Я сникла. Притворилась, что ничего не знаю. Воззвала к его человеческим чувствам. Портфель был по-прежнему закрыт. Как ему удалось пронюхать обо всем так быстро?
Ведь я вошла в хижину, когда уже стемнело, и не выходила оттуда до утра.
– Мне позвонили из центрального командования и сообщили, что в деревне под моей юрисдикцией живет иностранка, – с неподдельной гордостью заявил он.
Оказывается, местные полицейские видели, как я пришла в деревню с рюкзаком вчера вечером, и сообщили об этом в участок в Сонла, те передали информацию в Ханой, ханойцы же связались с визовым отделом в Сонла с целью выяснения моей личности.
– Может, – тихо проговорила я, – они имели в виду какую-то другую иностранку?
Мистер Фыонг открыл портфель и достал записку.
– Белая женщина, американка, блондинка, длинные волосы, высокая, говорит по-вьетнамски, – зачитал он.
Неплохо для информации из четвертых рук. Я похвалила эффективность местной полицейской системы, а про себя подумала, что лучше бы правительство уделяло больше внимания благоустройству дорог, чем шпионажу за обычными людьми. После чего, отчаявшись, начала торговаться.
В результате я отделалась гораздо легче, чем можно было предположить. Мне продлили визу на полный срок – тридцать дней. Заставили расписать маршрут на каждый день следующего месяца в мельчайших подробностях, вплоть до названий отелей, где я планирую остановиться, и достопримечательностей, которые намерена увидеть.
Я вышла из кабинета, крепко сжимая в руках свой паспорт. Мистер Фыонг заверил, что мой проступок никак не повлияет на семью моих замечательных хозяев.
Я подождала, пока стемнеет, пешком дошла до деревни и по лестнице пробралась на террасу. К моему удивлению, хозяева радостно приветствовали меня. Они спросили, где я пропадала, и настояли, чтобы я снова осталась на ночь, а когда я спросила об утренних посетителях, лишь отмахнулись, упомянув о крепких семейных связях в деревне. На вечер был запланирован настоящий пир, на который приглашены почтенные бабушки и дедушки. Никто не посмеет вмешаться.

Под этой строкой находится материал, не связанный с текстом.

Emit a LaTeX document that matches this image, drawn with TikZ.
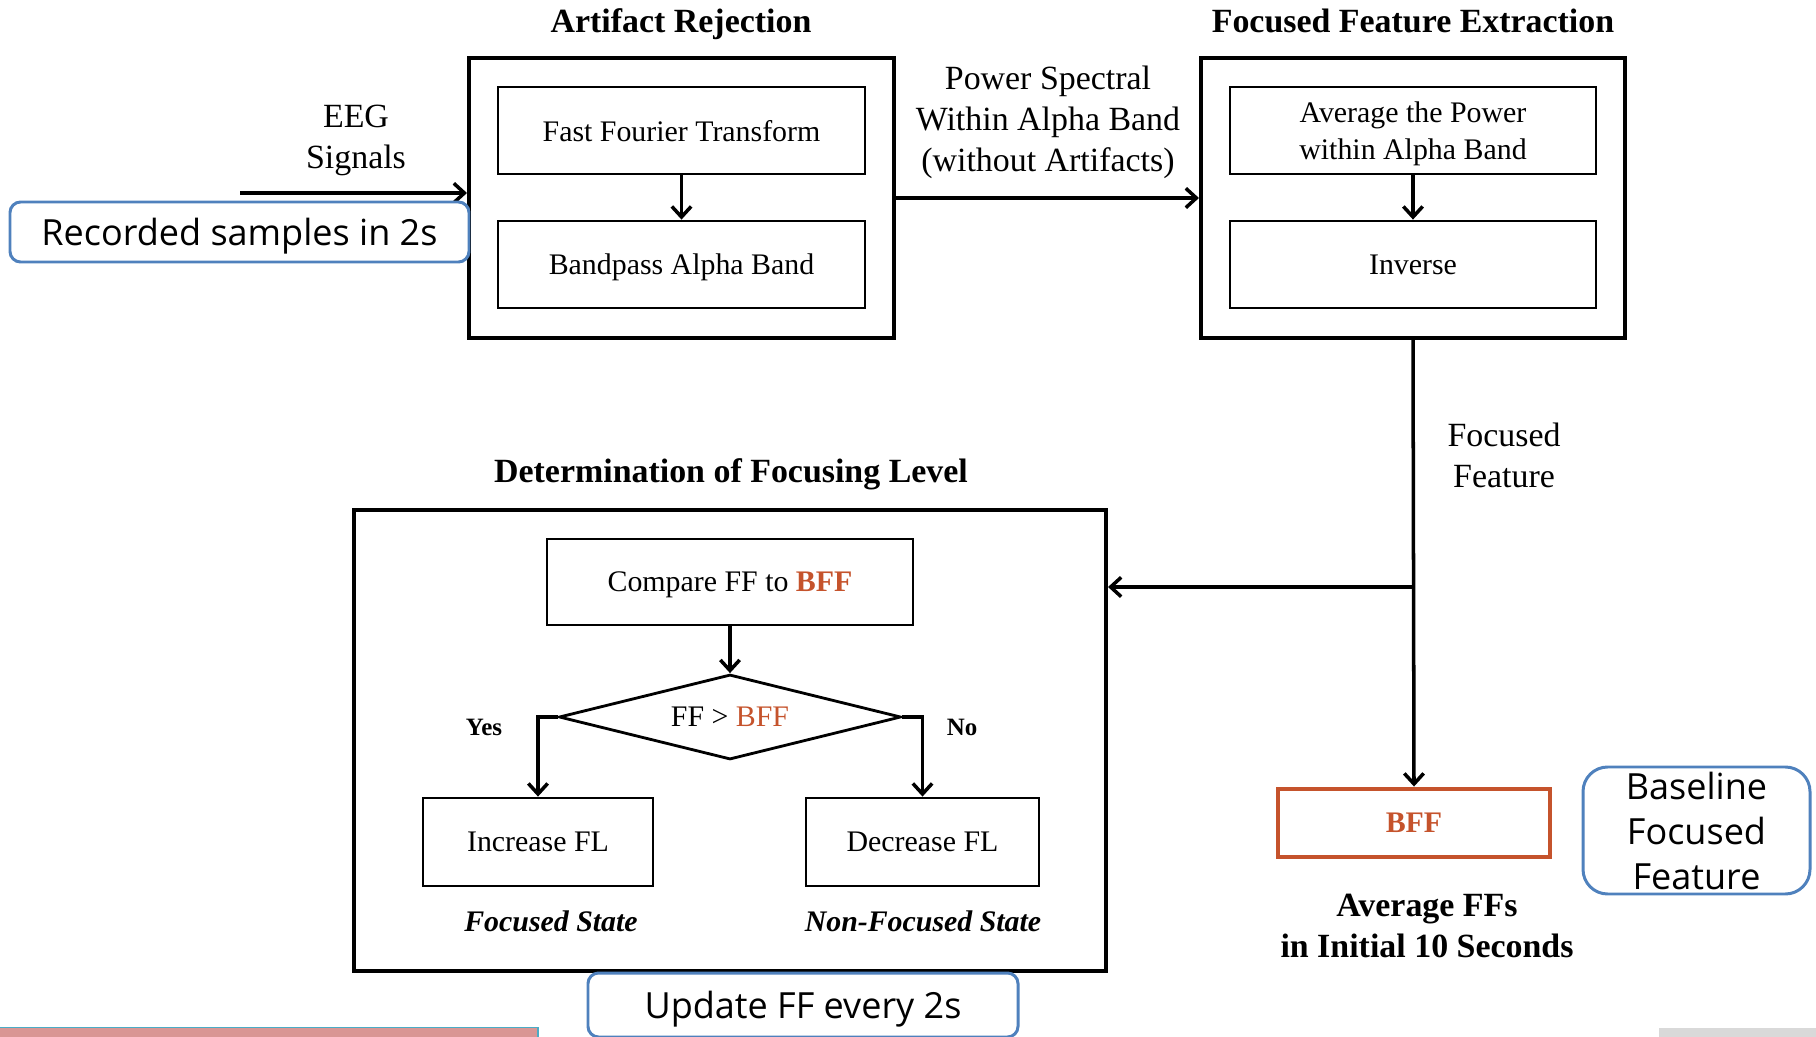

Я вздохнула с облегчением, чувствуя себя по-детски счастливой оттого, что мне позволили провести еще один вечер с моей новой семьей. Я взяла одежду и спустилась к реке искупаться и прихорошиться перед приходом старших. Меня сопровождали дети, не меньше дюжины; они тут же разделись, стали брызгаться и играть в мутной коричневатой воде и завороженно глазеть, как я брею ноги. Через полчаса, насквозь промокшая, я вернулась в хижину и обнаружила маму Лу в слезах; сама Лу была в растерянности.
– Ты не можешь остаться, – сказала ее мать. – Когда ты купалась, полицейские опять приходили.
Она стала умолять меня хотя бы поужинать с ними перед уходом. Даже ее муж расплакался от стыда: у него отняли его право на гостеприимство. Пришли старики, и мы в печали поужинали, но к концу вечера повеселели, стали обещать писать друг другу письма и поднимать тосты за удивительную вьетнамско-американскую дружбу. Детям моих нерожденных детей пожелали по дюжине отпрысков, а мне – сыграть свадьбу и получить в подарок шесть жирных свиней и стокилограммовый мешок риса.